● **GOAL**: Reproduce the full listing below unchanged, apart from the pictures.

Collected data entries

____

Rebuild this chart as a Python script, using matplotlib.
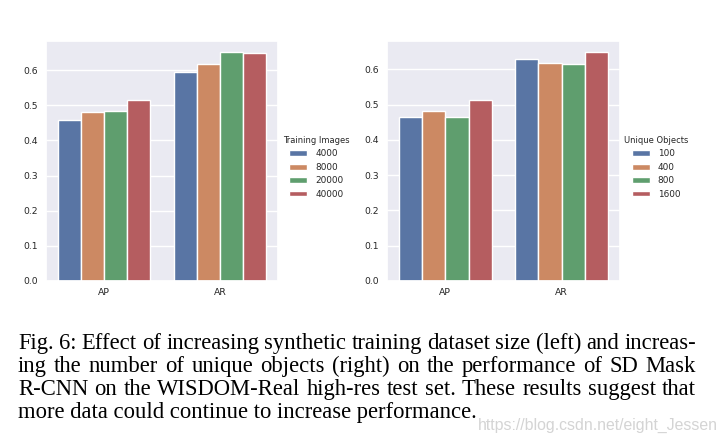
import numpy as np
import matplotlib
matplotlib.use("Agg")
import matplotlib.pyplot as plt
from matplotlib import font_manager
import seaborn as sns

# values
metrics = ["AP", "AR"]
train_sizes = ["4000", "8000", "20000", "40000"]
train_ap = [0.459, 0.482, 0.484, 0.516]
train_ar = [0.593, 0.616, 0.650, 0.647]
obj_counts = ["100", "400", "800", "1600"]
obj_ap = [0.465, 0.481, 0.465, 0.514]
obj_ar = [0.628, 0.619, 0.614, 0.648]

caption_lines = [
    "Fig. 6: Effect of increasing synthetic training dataset size (left) and increas-",
    "ing the number of unique objects (right) on the performance of SD Mask",
    "R-CNN on the WISDOM-Real high-res test set. These results suggest that",
    "more data could continue to increase performance.",
]
watermark = "https://blog.csdn.net/eight_Jessen"

sns.set_theme(style="darkgrid")
plt.rcParams["font.family"] = ["DejaVu Sans"]
colors = [sns.desaturate(c, 0.75) for c in sns.color_palette("deep", 4)]

W, H = 726, 443
fig = plt.figure(figsize=(W / 100, H / 100), dpi=100)
fig.patch.set_facecolor("white")


def px(x, y):
    return x / W, 1 - y / H


def bar_panel(rect, ap, ar, labels, title, leg_xy):
    ax = fig.add_axes(rect)
    x = np.arange(len(metrics))
    width = 0.8 / len(labels)
    for i, lab in enumerate(labels):
        off = -0.4 + width * (i + 0.5)
        ax.bar(x + off, [ap[i], ar[i]], width, color=colors[i],
               edgecolor="white", linewidth=1, label=lab)
    ax.set_xlim(-0.5, len(metrics) - 0.5)
    ax.set_ylim(0, max(ap + ar) * 1.05)
    ax.set_yticks(np.arange(0, 0.61, 0.1))
    ax.set_xticks(x, metrics)
    ax.tick_params(axis="y", labelsize=6.7, pad=5.8, length=0)
    ax.tick_params(axis="x", labelsize=6.7, pad=5.0, length=0)
    ax.grid(axis="x", visible=False)
    ax.legend(title=title, loc="upper left", bbox_to_anchor=px(*leg_xy),
              bbox_transform=fig.transFigure, frameon=False, fontsize=6.4,
              title_fontsize=6.0, handlelength=2.0, handleheight=0.6,
              handletextpad=0.9, borderpad=0, borderaxespad=0,
              labelspacing=0.5)
    return ax


bar_panel([46 / W, 162 / H, 232 / W, 240 / H], train_ap, train_ar,
          train_sizes, "Training Images", (283, 136))
bar_panel([387 / W, 162 / H, 233 / W, 240 / H], obj_ap, obj_ar,
          obj_counts, "Unique Objects", (624, 136))

renderer = fig.canvas.get_renderer()


def width_px(t):
    return t.get_window_extent(renderer).width


# caption, justified like the paper
serif = "Liberation Serif"
left, right = 18, 696
baselines = [349, 372, 395, 418]
probe = fig.text(0, 0, caption_lines[-1], family=serif, fontsize=10)
cap_size = 10 * 459 / width_px(probe)
probe.remove()

for k, line in enumerate(caption_lines):
    y = 1 - baselines[k] / H
    if k == len(caption_lines) - 1:
        fig.text(left / W, y, line, family=serif, fontsize=cap_size,
                 va="baseline", color="black")
        continue
    words = line.split(" ")
    items = [fig.text(0, y, w, family=serif, fontsize=cap_size,
                      va="baseline", color="black") for w in words]
    widths = [width_px(t) for t in items]
    gap = (right - left - sum(widths)) / (len(words) - 1)
    xpos = left
    for t, w in zip(items, widths):
        t.set_x(xpos / W)
        xpos += w + gap

# csdn watermark
try:
    font_manager.findfont("Liberation Sans Narrow", fallback_to_default=False)
    wm_family = "Liberation Sans Narrow"
except Exception:
    wm_family = "Liberation Sans"
probe = fig.text(0, 0, watermark, family=wm_family, fontsize=10)
wm_size = 10 * 239 / width_px(probe)
probe.remove()
fig.text(478 / W, 1 - 430 / H, watermark, family=wm_family, fontsize=wm_size,
         va="baseline", color="#d4d4d4")

fig.savefig("out.png", dpi=100, facecolor="white")
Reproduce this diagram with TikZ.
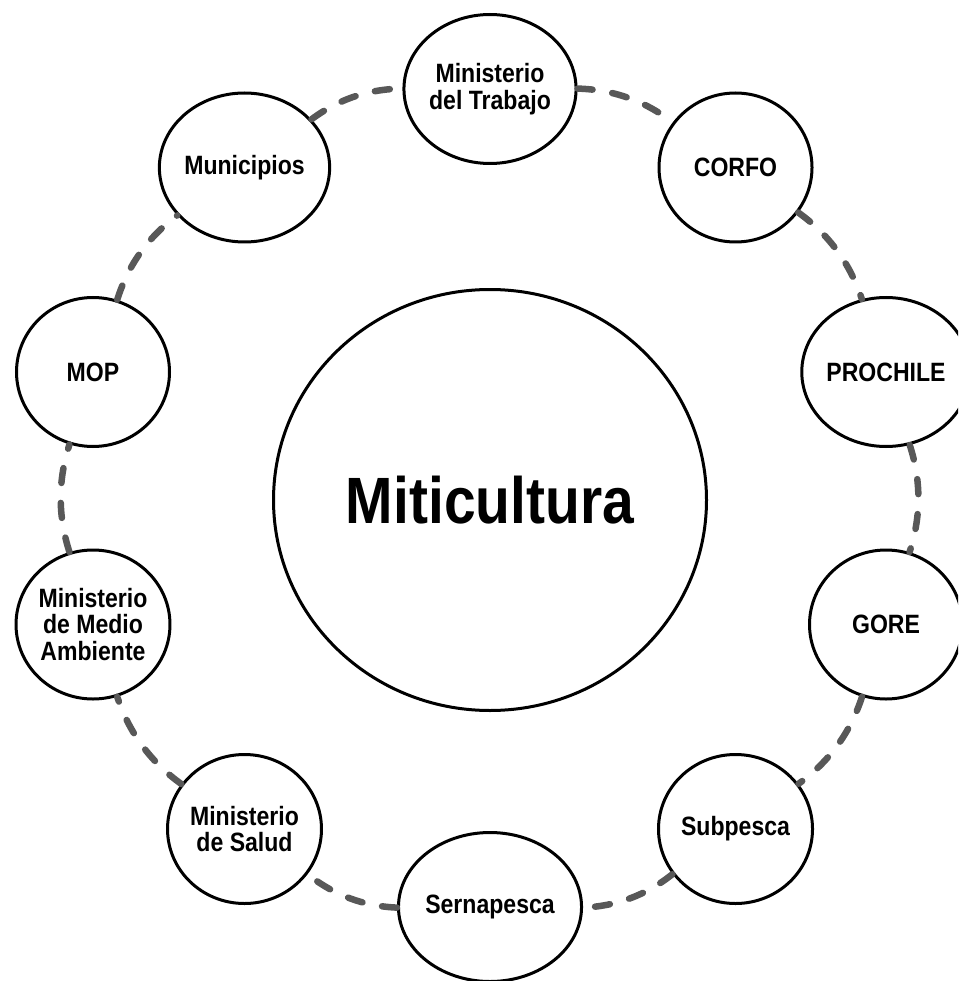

____

● **EXERCISE SOLUTION**:
Rebuild this chart as a Python script, using matplotlib.
import numpy as np
import matplotlib
matplotlib.use("Agg")
import matplotlib.pyplot as plt
from matplotlib import font_manager
import seaborn as sns

# values
metrics = ["AP", "AR"]
train_sizes = ["4000", "8000", "20000", "40000"]
train_ap = [0.459, 0.482, 0.484, 0.516]
train_ar = [0.593, 0.616, 0.650, 0.647]
obj_counts = ["100", "400", "800", "1600"]
obj_ap = [0.465, 0.481, 0.465, 0.514]
obj_ar = [0.628, 0.619, 0.614, 0.648]

caption_lines = [
    "Fig. 6: Effect of increasing synthetic training dataset size (left) and increas-",
    "ing the number of unique objects (right) on the performance of SD Mask",
    "R-CNN on the WISDOM-Real high-res test set. These results suggest that",
    "more data could continue to increase performance.",
]
watermark = "https://blog.csdn.net/eight_Jessen"

sns.set_theme(style="darkgrid")
plt.rcParams["font.family"] = ["DejaVu Sans"]
colors = [sns.desaturate(c, 0.75) for c in sns.color_palette("deep", 4)]

W, H = 726, 443
fig = plt.figure(figsize=(W / 100, H / 100), dpi=100)
fig.patch.set_facecolor("white")


def px(x, y):
    return x / W, 1 - y / H


def bar_panel(rect, ap, ar, labels, title, leg_xy):
    ax = fig.add_axes(rect)
    x = np.arange(len(metrics))
    width = 0.8 / len(labels)
    for i, lab in enumerate(labels):
        off = -0.4 + width * (i + 0.5)
        ax.bar(x + off, [ap[i], ar[i]], width, color=colors[i],
               edgecolor="white", linewidth=1, label=lab)
    ax.set_xlim(-0.5, len(metrics) - 0.5)
    ax.set_ylim(0, max(ap + ar) * 1.05)
    ax.set_yticks(np.arange(0, 0.61, 0.1))
    ax.set_xticks(x, metrics)
    ax.tick_params(axis="y", labelsize=6.7, pad=5.8, length=0)
    ax.tick_params(axis="x", labelsize=6.7, pad=5.0, length=0)
    ax.grid(axis="x", visible=False)
    ax.legend(title=title, loc="upper left", bbox_to_anchor=px(*leg_xy),
              bbox_transform=fig.transFigure, frameon=False, fontsize=6.4,
              title_fontsize=6.0, handlelength=2.0, handleheight=0.6,
              handletextpad=0.9, borderpad=0, borderaxespad=0,
              labelspacing=0.5)
    return ax


bar_panel([46 / W, 162 / H, 232 / W, 240 / H], train_ap, train_ar,
          train_sizes, "Training Images", (283, 136))
bar_panel([387 / W, 162 / H, 233 / W, 240 / H], obj_ap, obj_ar,
          obj_counts, "Unique Objects", (624, 136))

renderer = fig.canvas.get_renderer()


def width_px(t):
    return t.get_window_extent(renderer).width


# caption, justified like the paper
serif = "Liberation Serif"
left, right = 18, 696
baselines = [349, 372, 395, 418]
probe = fig.text(0, 0, caption_lines[-1], family=serif, fontsize=10)
cap_size = 10 * 459 / width_px(probe)
probe.remove()

for k, line in enumerate(caption_lines):
    y = 1 - baselines[k] / H
    if k == len(caption_lines) - 1:
        fig.text(left / W, y, line, family=serif, fontsize=cap_size,
                 va="baseline", color="black")
        continue
    words = line.split(" ")
    items = [fig.text(0, y, w, family=serif, fontsize=cap_size,
                      va="baseline", color="black") for w in words]
    widths = [width_px(t) for t in items]
    gap = (right - left - sum(widths)) / (len(words) - 1)
    xpos = left
    for t, w in zip(items, widths):
        t.set_x(xpos / W)
        xpos += w + gap

# csdn watermark
try:
    font_manager.findfont("Liberation Sans Narrow", fallback_to_default=False)
    wm_family = "Liberation Sans Narrow"
except Exception:
    wm_family = "Liberation Sans"
probe = fig.text(0, 0, watermark, family=wm_family, fontsize=10)
wm_size = 10 * 239 / width_px(probe)
probe.remove()
fig.text(478 / W, 1 - 430 / H, watermark, family=wm_family, fontsize=wm_size,
         va="baseline", color="#d4d4d4")

fig.savefig("out.png", dpi=100, facecolor="white")
Reproduce this diagram with TikZ.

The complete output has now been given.